In today’s Layer 1 landscape, speed is often reduced to one number: TPS. But real-world blockchain performance is far more complex than transaction counts.
Fogo enters the market with a different thesis — that blockchain speed is limited less by theory and more by physics, geography, and hardware execution.
Rather than building an entirely new ecosystem from scratch, Fogo builds on the technical foundation of Solana while rethinking how validators coordinate across the globe.
The Overlooked Constraint: Distance
Most distributed networks assume that more validators automatically equal better decentralization and security. That’s true — but it also introduces latency.
When validators are spread across continents:
Data must travel thousands of miles
Network propagation adds milliseconds
Consensus rounds multiply delay
Even at the speed of light (or close to it through fiber optics), global communication has hard limits.
Fogo treats geography not as an inconvenience — but as a design parameter.
Zoned Consensus: Localizing Speed
Instead of requiring every validator worldwide to actively vote on every block, Fogo introduces a rotating zone system.
Here’s how it works:
Validators are grouped by geographic region
Only one zone handles block production during a time window
Other zones remain synchronized but passive
Responsibility rotates globally over time
By shortening the physical distance between active validators, Fogo reduces communication lag during consensus.
This approach doesn’t eliminate decentralization — it reorganizes participation timing.
The result:
Faster confirmation
Lower latency variance
More predictable finality
Hardware-Level Optimization
Performance isn’t only about network topology. It’s also about how efficiently validators process data.
Fogo integrates a validator architecture inspired by Firedancer, originally developed by Jump Crypto.
This system emphasizes:
Parallel transaction execution
Direct packet processing
Dedicated CPU task assignment
Minimal memory copying
Instead of running as general-purpose blockchain software, the validator stack is engineered more like high-frequency trading infrastructure — tuned close to hardware limits.
Seamless Ecosystem Compatibility
One of Fogo’s strategic advantages is compatibility with the Solana Virtual Machine.
This means:
Existing Solana smart contracts can deploy with minimal modification
Developer tools remain usable
Infrastructure migration is significantly easier
In a market crowded with entirely new architectures, compatibility lowers friction and accelerates adoption.
Developers don’t need to relearn everything — they can extend what already works.
Economic Design: Stability Over Hype
Fogo maintains a predictable economic model:
Low base transaction fees
Optional priority tips during congestion
Partial fee burn
Fixed inflation rate
Staking incentives for validators and delegators
Additionally, storage rent discourages indefinite data accumulation, addressing long-term state growth challenges that many high-throughput chains face.
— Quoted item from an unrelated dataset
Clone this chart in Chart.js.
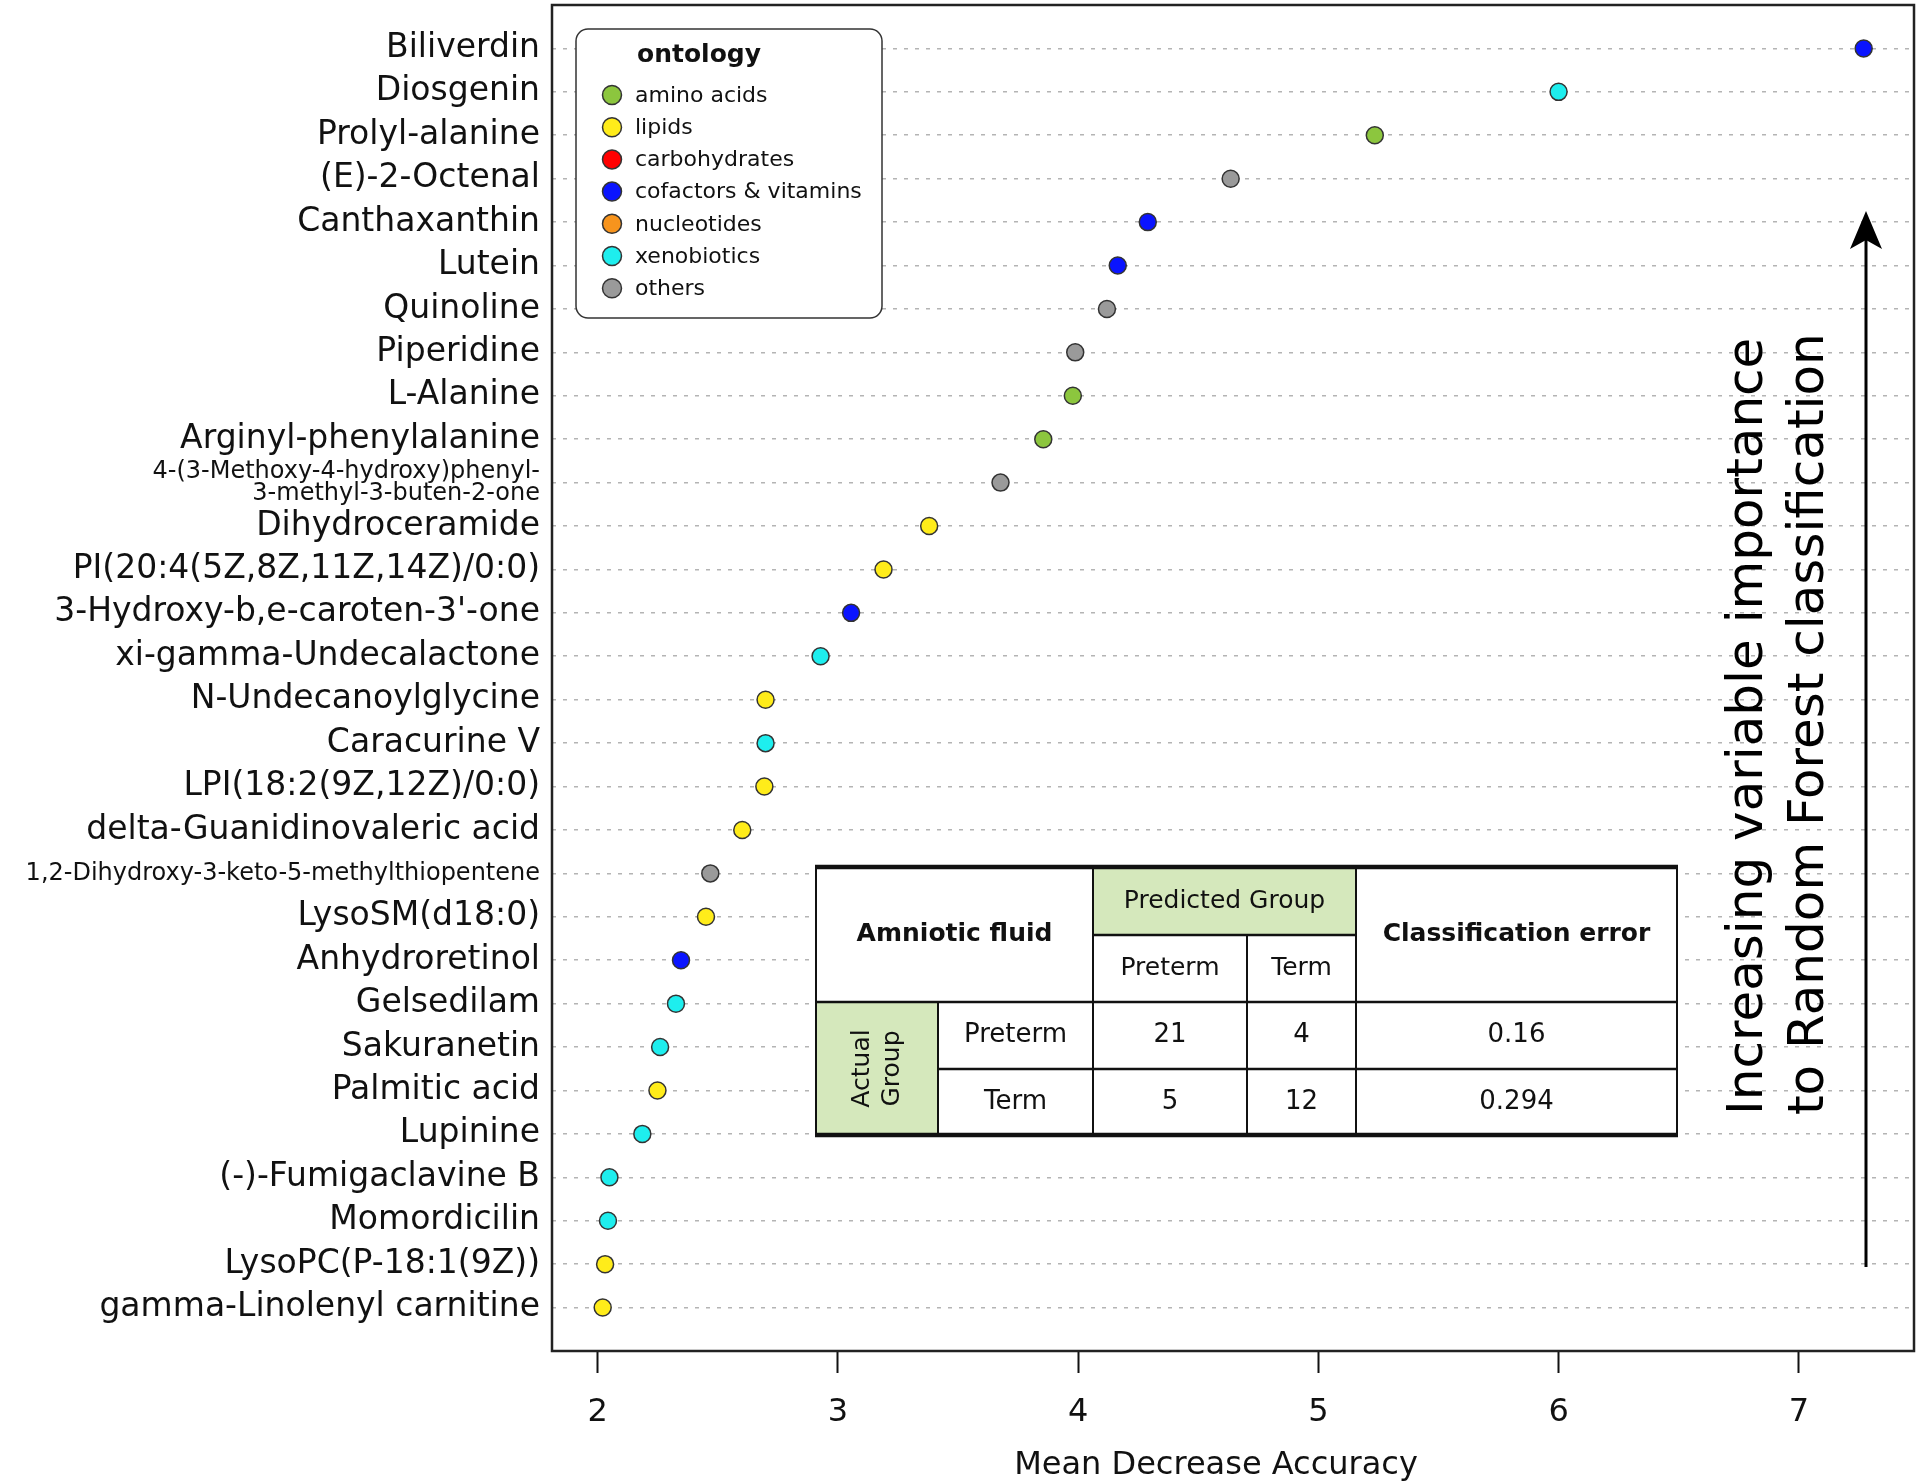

The goal isn’t flashy tokenomics — it’s sustainability.
Improving User Interaction
Beyond validator performance, Fogo introduces session-based transaction approvals.
Instead of signing every single interaction:
Users grant limited, time-bound permissions
Applications can execute smoother flows
Gas sponsorship becomes easier
This makes decentralized apps feel closer to traditional web experiences without removing user custody.
Infrastructure performance matters — but user friction often determines adoption.
What Truly Sets Fogo Apart
Fogo’s differentiation isn’t theoretical cryptography or radical consensus reinvention.
It is practical engineering focused on:
Geographic-aware validator rotation
Hardware-optimized execution
Ecosystem compatibility
Latency-focused consensus design
While many Layer 1 projects chase headline throughput numbers, Fogo targets something harder: reducing real-world confirmation time under real-world constraints.
Final Perspective
Blockchain scalability conversations often revolve around software innovation. Fogo reminds us that distributed systems live in the physical world.
Signals travel through cables. Servers have hardware limits. Geography affects performance.
By designing around those realities, Fogo presents a technically grounded attempt to push blockchain performance closer to its physical ceiling — not just its marketing ceiling.
Whether it succeeds will depend on adoption, validator participation, and real network stress over time.
But conceptually, Fogo represents a shift from theoretical scaling to engineering-based scaling.